WHAT YOU NEED TO DO:
Reproduce each line of the material precisely.

MATERIAL PROVIDED:

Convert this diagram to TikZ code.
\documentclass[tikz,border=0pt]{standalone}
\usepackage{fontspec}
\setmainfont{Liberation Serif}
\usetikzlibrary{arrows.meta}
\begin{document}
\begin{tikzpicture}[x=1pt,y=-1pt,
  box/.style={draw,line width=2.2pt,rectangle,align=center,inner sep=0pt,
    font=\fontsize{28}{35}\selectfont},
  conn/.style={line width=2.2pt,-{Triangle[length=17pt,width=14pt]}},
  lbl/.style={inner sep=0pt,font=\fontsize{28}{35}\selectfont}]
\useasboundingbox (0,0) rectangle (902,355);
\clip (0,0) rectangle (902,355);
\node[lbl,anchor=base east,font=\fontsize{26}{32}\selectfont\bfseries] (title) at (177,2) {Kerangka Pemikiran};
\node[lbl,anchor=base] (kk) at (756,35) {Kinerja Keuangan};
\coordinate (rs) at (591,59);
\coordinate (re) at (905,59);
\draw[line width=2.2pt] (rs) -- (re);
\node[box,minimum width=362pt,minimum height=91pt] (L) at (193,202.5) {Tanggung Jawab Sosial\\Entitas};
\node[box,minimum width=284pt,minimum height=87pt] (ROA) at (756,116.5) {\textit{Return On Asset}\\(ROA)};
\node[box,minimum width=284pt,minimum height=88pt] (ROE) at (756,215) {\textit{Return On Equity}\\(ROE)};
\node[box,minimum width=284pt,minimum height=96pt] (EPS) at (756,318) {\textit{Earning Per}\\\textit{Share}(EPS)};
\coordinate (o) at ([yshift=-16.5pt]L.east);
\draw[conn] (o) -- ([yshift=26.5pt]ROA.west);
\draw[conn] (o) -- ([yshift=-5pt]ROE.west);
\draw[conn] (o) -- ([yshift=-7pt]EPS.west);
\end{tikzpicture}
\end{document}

SOLVED PROBLEM:
Convert this diagram to TikZ code.
\documentclass[tikz,border=0pt]{standalone}
\usepackage{fontspec}
\setmainfont{Liberation Serif}
\usetikzlibrary{arrows.meta}
\begin{document}
\begin{tikzpicture}[x=1pt,y=-1pt,
  box/.style={draw,line width=2.2pt,rectangle,align=center,inner sep=0pt,
    font=\fontsize{28}{35}\selectfont},
  conn/.style={line width=2.2pt,-{Triangle[length=17pt,width=14pt]}},
  lbl/.style={inner sep=0pt,font=\fontsize{28}{35}\selectfont}]
\useasboundingbox (0,0) rectangle (902,355);
\clip (0,0) rectangle (902,355);
\node[lbl,anchor=base east,font=\fontsize{26}{32}\selectfont\bfseries] (title) at (177,2) {Kerangka Pemikiran};
\node[lbl,anchor=base] (kk) at (756,35) {Kinerja Keuangan};
\coordinate (rs) at (591,59);
\coordinate (re) at (905,59);
\draw[line width=2.2pt] (rs) -- (re);
\node[box,minimum width=362pt,minimum height=91pt] (L) at (193,202.5) {Tanggung Jawab Sosial\\Entitas};
\node[box,minimum width=284pt,minimum height=87pt] (ROA) at (756,116.5) {\textit{Return On Asset}\\(ROA)};
\node[box,minimum width=284pt,minimum height=88pt] (ROE) at (756,215) {\textit{Return On Equity}\\(ROE)};
\node[box,minimum width=284pt,minimum height=96pt] (EPS) at (756,318) {\textit{Earning Per}\\\textit{Share}(EPS)};
\coordinate (o) at ([yshift=-16.5pt]L.east);
\draw[conn] (o) -- ([yshift=26.5pt]ROA.west);
\draw[conn] (o) -- ([yshift=-5pt]ROE.west);
\draw[conn] (o) -- ([yshift=-7pt]EPS.west);
\end{tikzpicture}
\end{document}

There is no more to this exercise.